Najwa Bin Laden has published a memoir claiming he was a contradiction of personality traits. She says he was a disciplinarian who would beat his children for showing too many teeth when they smiled, but maintained a passion for sunflowers and fast cars. He also banned the use of electrical appliances in his home and tried to toughen up his sons by making them climb desert mountains without water.

Details from the home life of the founder of Al Qaida have emerged in the book Najwa has written with his fourth son Omar.

Growing Up Bin Laden charts Bin Laden's journey from teenage newlywed to the face of international terrorism, revealing along the way that he was fond of mangoes and the BBC.

Alongside details of his domestic life, the memoir portrays a man who became increasingly severe as he was pursued by the Western powers.
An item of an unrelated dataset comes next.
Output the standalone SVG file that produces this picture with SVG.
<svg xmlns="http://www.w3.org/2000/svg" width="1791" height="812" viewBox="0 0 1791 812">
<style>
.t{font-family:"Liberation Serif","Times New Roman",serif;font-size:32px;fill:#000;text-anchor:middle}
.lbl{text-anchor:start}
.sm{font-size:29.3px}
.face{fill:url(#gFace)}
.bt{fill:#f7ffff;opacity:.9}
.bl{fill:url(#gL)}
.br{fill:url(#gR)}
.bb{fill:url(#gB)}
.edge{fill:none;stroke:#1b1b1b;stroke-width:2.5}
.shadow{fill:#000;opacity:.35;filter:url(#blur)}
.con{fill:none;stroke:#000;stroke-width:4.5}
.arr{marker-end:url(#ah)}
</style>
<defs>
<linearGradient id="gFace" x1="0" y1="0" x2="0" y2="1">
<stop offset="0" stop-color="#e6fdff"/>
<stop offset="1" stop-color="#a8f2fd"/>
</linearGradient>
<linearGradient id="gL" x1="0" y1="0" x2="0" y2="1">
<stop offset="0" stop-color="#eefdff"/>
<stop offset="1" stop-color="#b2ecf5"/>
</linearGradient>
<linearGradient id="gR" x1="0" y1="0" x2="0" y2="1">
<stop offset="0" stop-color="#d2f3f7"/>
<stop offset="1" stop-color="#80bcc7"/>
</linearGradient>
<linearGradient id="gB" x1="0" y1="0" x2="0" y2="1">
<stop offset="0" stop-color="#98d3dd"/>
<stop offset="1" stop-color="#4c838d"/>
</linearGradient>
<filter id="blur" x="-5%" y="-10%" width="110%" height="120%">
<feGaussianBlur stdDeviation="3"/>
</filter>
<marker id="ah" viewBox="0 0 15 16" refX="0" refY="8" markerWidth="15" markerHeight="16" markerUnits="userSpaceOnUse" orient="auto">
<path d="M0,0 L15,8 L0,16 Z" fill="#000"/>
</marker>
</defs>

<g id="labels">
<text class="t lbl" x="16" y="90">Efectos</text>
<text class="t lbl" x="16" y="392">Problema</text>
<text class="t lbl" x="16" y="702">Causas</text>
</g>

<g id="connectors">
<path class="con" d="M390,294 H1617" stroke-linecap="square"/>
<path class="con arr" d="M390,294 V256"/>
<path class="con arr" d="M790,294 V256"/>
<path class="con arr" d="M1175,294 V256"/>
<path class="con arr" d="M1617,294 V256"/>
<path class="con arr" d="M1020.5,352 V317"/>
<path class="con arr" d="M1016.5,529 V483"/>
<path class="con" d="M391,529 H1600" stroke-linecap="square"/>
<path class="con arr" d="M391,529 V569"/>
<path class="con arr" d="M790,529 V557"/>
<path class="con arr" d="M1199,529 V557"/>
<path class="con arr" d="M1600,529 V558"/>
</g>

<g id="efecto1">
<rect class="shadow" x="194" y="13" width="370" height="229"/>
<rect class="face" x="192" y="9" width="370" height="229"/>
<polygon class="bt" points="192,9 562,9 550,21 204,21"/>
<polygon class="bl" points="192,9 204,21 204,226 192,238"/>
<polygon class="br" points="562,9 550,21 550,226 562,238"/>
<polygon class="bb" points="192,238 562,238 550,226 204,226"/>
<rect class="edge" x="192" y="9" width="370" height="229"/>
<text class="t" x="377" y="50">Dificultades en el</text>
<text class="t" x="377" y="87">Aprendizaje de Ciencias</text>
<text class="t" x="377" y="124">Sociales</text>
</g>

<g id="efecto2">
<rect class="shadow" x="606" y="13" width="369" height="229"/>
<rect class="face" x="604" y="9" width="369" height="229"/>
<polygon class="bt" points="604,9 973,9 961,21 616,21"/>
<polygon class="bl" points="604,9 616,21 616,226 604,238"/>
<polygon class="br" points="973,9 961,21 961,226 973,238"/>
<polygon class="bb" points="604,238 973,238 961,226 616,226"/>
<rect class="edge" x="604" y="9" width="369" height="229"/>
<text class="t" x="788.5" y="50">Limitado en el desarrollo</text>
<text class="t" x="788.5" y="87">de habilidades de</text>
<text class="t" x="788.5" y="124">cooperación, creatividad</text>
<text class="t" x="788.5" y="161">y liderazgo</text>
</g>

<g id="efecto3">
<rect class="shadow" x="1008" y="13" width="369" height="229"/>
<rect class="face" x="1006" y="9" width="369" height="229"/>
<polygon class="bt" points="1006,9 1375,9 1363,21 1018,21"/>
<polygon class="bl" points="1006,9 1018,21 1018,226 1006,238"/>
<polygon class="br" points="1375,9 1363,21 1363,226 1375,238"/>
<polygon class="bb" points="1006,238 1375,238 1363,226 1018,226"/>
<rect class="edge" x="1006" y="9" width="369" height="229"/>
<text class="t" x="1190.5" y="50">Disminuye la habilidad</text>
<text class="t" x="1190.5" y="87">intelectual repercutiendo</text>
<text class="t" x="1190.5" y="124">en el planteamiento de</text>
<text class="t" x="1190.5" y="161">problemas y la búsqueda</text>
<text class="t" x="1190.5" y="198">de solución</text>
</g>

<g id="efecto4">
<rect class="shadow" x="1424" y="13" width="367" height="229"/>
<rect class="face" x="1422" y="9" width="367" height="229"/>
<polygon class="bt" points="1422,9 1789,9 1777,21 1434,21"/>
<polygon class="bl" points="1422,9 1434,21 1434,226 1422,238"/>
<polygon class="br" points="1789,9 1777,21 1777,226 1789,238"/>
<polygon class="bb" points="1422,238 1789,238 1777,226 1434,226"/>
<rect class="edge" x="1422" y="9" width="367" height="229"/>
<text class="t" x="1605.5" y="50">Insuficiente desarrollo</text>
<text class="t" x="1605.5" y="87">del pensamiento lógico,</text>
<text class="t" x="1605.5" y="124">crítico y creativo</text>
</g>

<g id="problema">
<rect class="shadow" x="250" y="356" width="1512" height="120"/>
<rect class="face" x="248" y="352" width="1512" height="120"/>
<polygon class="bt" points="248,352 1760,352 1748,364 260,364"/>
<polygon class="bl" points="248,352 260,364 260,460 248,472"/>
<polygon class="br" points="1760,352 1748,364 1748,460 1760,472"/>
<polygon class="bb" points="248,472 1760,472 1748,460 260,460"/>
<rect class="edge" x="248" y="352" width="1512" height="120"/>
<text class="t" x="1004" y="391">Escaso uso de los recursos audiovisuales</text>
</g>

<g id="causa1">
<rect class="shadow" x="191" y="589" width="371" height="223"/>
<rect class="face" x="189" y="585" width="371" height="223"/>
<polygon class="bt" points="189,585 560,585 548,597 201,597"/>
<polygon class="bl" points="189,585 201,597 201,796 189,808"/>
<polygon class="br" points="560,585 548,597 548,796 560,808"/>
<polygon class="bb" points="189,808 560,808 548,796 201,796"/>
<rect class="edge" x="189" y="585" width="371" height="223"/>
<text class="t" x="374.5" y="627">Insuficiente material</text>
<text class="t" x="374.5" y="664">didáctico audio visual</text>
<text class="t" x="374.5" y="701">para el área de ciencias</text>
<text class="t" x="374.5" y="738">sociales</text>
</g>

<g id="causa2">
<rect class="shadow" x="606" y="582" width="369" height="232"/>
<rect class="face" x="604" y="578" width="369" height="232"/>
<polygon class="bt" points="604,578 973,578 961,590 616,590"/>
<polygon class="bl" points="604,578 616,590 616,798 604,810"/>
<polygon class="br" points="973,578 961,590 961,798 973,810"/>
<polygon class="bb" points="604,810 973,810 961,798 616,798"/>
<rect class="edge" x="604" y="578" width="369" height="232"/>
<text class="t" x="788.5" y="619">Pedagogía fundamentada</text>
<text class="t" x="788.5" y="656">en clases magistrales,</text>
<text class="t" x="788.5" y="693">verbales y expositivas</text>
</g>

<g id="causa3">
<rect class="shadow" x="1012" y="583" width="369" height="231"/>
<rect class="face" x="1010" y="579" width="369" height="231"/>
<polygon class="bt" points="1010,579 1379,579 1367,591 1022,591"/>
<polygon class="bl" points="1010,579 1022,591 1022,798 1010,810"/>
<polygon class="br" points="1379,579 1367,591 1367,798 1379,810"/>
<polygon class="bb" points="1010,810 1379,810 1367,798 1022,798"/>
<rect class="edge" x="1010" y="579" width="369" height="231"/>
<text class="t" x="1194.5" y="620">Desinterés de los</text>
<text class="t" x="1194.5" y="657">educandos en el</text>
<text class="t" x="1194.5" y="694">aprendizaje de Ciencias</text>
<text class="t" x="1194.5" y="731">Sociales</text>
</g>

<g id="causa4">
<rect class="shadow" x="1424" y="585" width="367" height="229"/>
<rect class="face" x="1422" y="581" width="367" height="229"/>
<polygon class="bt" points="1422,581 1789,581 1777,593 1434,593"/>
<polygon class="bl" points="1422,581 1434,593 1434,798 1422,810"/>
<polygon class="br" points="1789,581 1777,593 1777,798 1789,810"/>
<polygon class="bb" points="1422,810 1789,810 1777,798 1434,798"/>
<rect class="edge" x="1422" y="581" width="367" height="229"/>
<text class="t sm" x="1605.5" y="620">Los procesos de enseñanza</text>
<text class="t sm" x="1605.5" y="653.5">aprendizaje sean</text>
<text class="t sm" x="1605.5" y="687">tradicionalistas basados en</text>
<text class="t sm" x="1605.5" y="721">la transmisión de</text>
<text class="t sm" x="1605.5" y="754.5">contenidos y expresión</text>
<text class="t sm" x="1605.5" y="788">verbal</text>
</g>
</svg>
Najwa married her cousin Bin Laden when he was 17 and she was 15 and went on to bear him seven sons, including Omar, and four daughters. Bin Laden went on to take a total of six wives and kept them in seclusion in spartan homes in Saudi Arabia and Sudan where they were not allowed to use electrical appliances, according to the book, which will be published in Britain next month.
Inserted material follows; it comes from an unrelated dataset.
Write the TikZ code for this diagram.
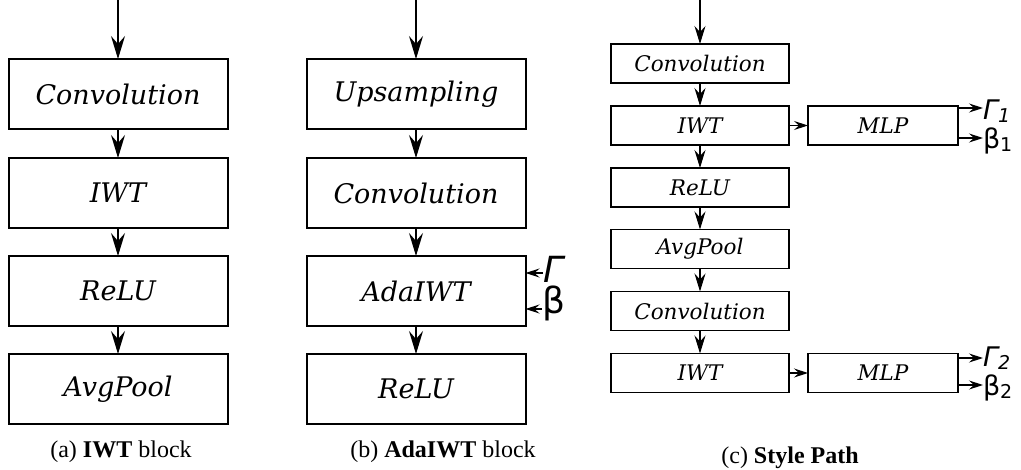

The young couple travelled to the United States soon after the 1979 Iranian revolution, where Bin Laden met Abdullah Azzam, the radical Palestinian cleric regarded as his ideological mentor.
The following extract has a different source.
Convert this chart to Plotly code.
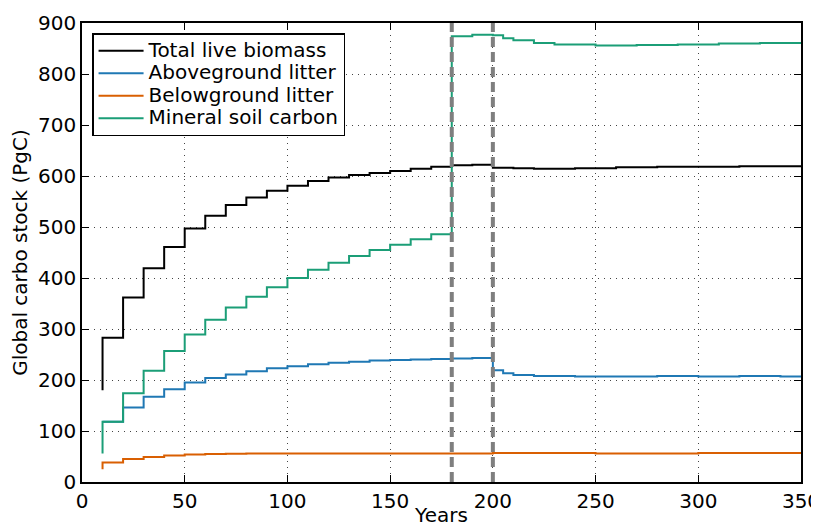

Soon after that he began journeying to Pakistan to support the anti-Soviet resistance in neighbouring Afghanistan. He would impress his sons with tales of battles against the occupying Soviet forces during the 1980s, but became increasingly strict on his return from the war. The book also reveals that Bin Laden, who is accused of masterminding the September 11 attacks and remains at large eight years later despite the world's biggest manhunt, had at least one gold-coloured Mercedes and once bought a speedboat.

"Nothing gave him more satisfaction than having a full day to take a speedy drive to the desert, where he would leave his automobile while he took long walks," Najwa said.

Mathematical skill

Forced into exile in the Sudan for denouncing the Saudi royal family's acceptance of US troops in the country, he tried to prepare his family for hardship by making them sleep rough in the desert and climb mountains.

In lighter moments his sons admired his horsemanship and he liked to show off his mathematical ability by challenging people to beat his arithmetic with a calculator.

His son recalls: "My father was so well known for the skill that there were times when men would come to our home and ask him to match his wits against a calculator."

Najwa added: "Osama's favourite undertaking was working the land, growing the best corn and the biggest sunflowers."

Omar Bin Laden, 28, and his mother left Afghanistan before September 11, 2001 and neither is in contact with Osama Bin Laden. Omar married Jane Felix-Browne, a British grandmother from Cheshire, in September, 2006.